Brown couldn’t discern whether the pass was clear all the way through to Broadway.

“I told Vernon, if we can’t make it through, it looks too narrow for us to turn around,” he says.

On a plane, the pilot is the captain of the ship, so the fateful decision fell to Morris.

“Pretty easy decision,” he says. “Some chance beats no chance.”

Trying to lighten the plane, the gunners on the plane fired off ammunition.

Problem was, they were only going 115 mph anyway.

When they fired the guns, they got perilously close to the stall point -- 100 mph.

In later years, Brown would develop a well-rehearsed line to recount the deal he offered God on this Thanksgiving.

If You will let me get back to Kentucky, he would say he told God, I will never leave.

What Brown was really thinking was this: “I just hoped the Good Lord would keep sitting in my lap,” he says. “You know they say there are no atheists in a fox hole? There were none on this plane.”
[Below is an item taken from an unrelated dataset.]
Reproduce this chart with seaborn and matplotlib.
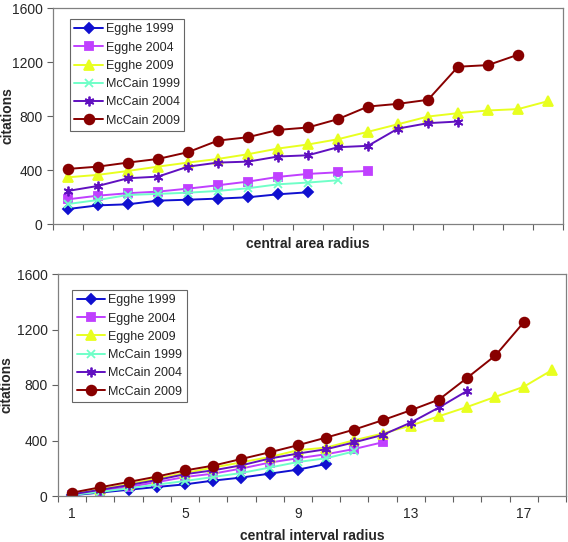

Perhaps God was present in that cockpit.

They reached Broadway. They got the plane safely onto the ground.

Best Thanksgiving I’ve ever had. -- from the Nov. 30, 1944, entry in Jim Brown’s World War II diary

It was 1995.

It was after Jim Brown had worked in the lumber industry, the construction business and in real estate. After he had fathered two children.

It was before his wife of 52 years, Carolyn, died in 1999. Before Brown’s exceptional devotion to UK football got him into Sports Illustrated.

And it was before the widower married for the second time, to his present wife, Mary Anne.

After years of not talking about his war experiences, Brown made contact with a group of alumni from the 490th U.S. Army Air Corps.

The Burma Bridge Busters were among the most unlikely heroes of WW II.

Though the China-Burma-India Theater fell far behind the European and Pacific fronts in terms of military resources, the Bridge Busters still destroyed 192 bridges between 1943 and 1945 alone.

Brown decided to look up the pilot with whom he shared the most intense moments of his life.

Through the 490th alumni, he found an address on Morris.

Brown wrote him a letter saying “you are the man who saved my life.”

Morris, still living on the Colorado ranch on which he was raised, laughs about that.

“I think a lot of ol’ Jim,” he says. “But I was pretty much trying to save my own life.”

The Good Lord surely was with us today. -- from the Nov. 30, 1944, entry in Jim Brown’s World War II diary

Long after they got back to their base, the lucky crew of No. 111 would look at a flight manual for the B-25.

On one engine at full-throttle, the plane was supposed to have a maximum flight capacity of 25 minutes.

They had flown theirs in such a condition for one hour and 15 minutes.

On Thanksgiving Day, 1944, “it was pretty easy to be thankful, that’s for sure,” says Jim Brown.